Port Kembla's industrial precinct added another layer. As BlueScope and its contractors began producing documentary photography of the green steel trials — recording hydrogen-related infrastructure milestones for investor briefings and government grant acquittals under programs including the NSW Net Zero Industry and Innovation Program — the volume of project photography generated in a twelve-month period outpaced any existing filing system. Multiple contractors submitting deliverables meant the same site photograph could arrive in a client's inbox four or five times, under different file names, with inconsistent metadata.
What a Duplicate Actually Costs
The financial case for fixing this is straightforward. Industry benchmarks from digital asset management consultants suggest that knowledge workers spend an average of 1.8 hours per week searching for files they cannot locate — including images they know exist but cannot find in a cluttered system. For an organisation with 200 communications and administrative staff, that translates to roughly 18,700 hours lost annually. At Wollongong public sector wage rates, the cost is material.
Licensing risk is the sharper concern for legal teams. An image purchased under a single-use editorial licence in 2018 for a council newsletter can end up republished on a tourism website, embedded in a grant application to Infrastructure NSW, and used in a printed banner at the Wollongong Botanic Garden — each use technically a separate licence breach. Duplicate files make it nearly impossible to track where an original licensed asset has migrated across an organisation.
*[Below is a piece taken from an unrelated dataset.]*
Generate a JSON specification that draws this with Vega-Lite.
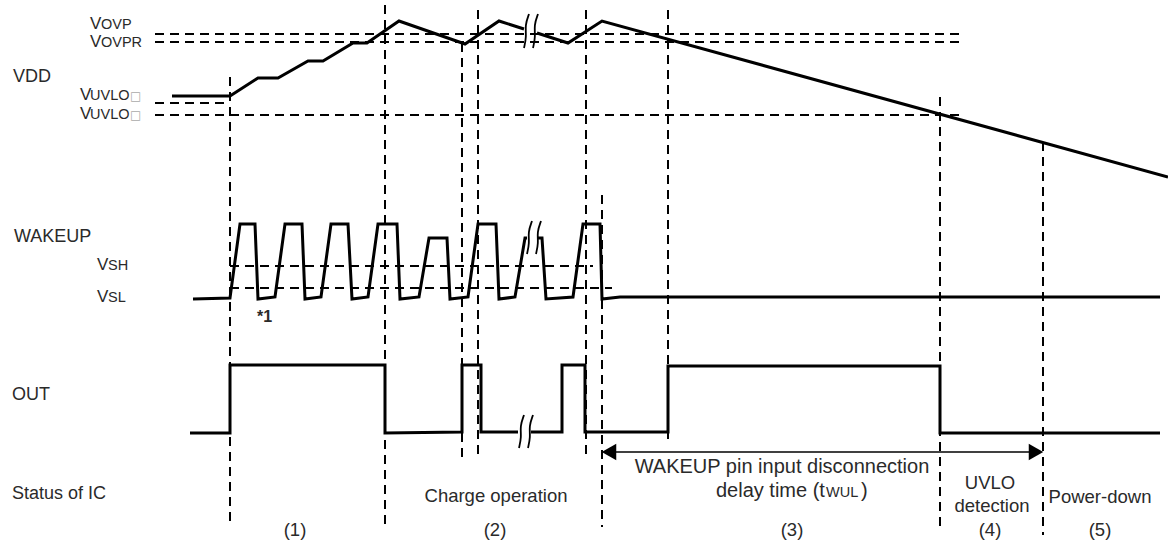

The practical path forward involves three distinct steps that organisations across the Illawarra are now, with varying degrees of urgency, beginning to take. First, a full audit using automated hashing tools to identify pixel-identical and near-duplicate files. Second, a controlled culling process that retains the highest-resolution, best-documented master file and archives the rest. Third — and this is where most projects stall — the establishment of a governance framework that prevents duplication from rebuilding within twelve months. Wollongong City Council's information management team has indicated it expects to complete the audit phase before the end of the 2026 calendar year, with the culling and governance work to follow in the first quarter of 2027.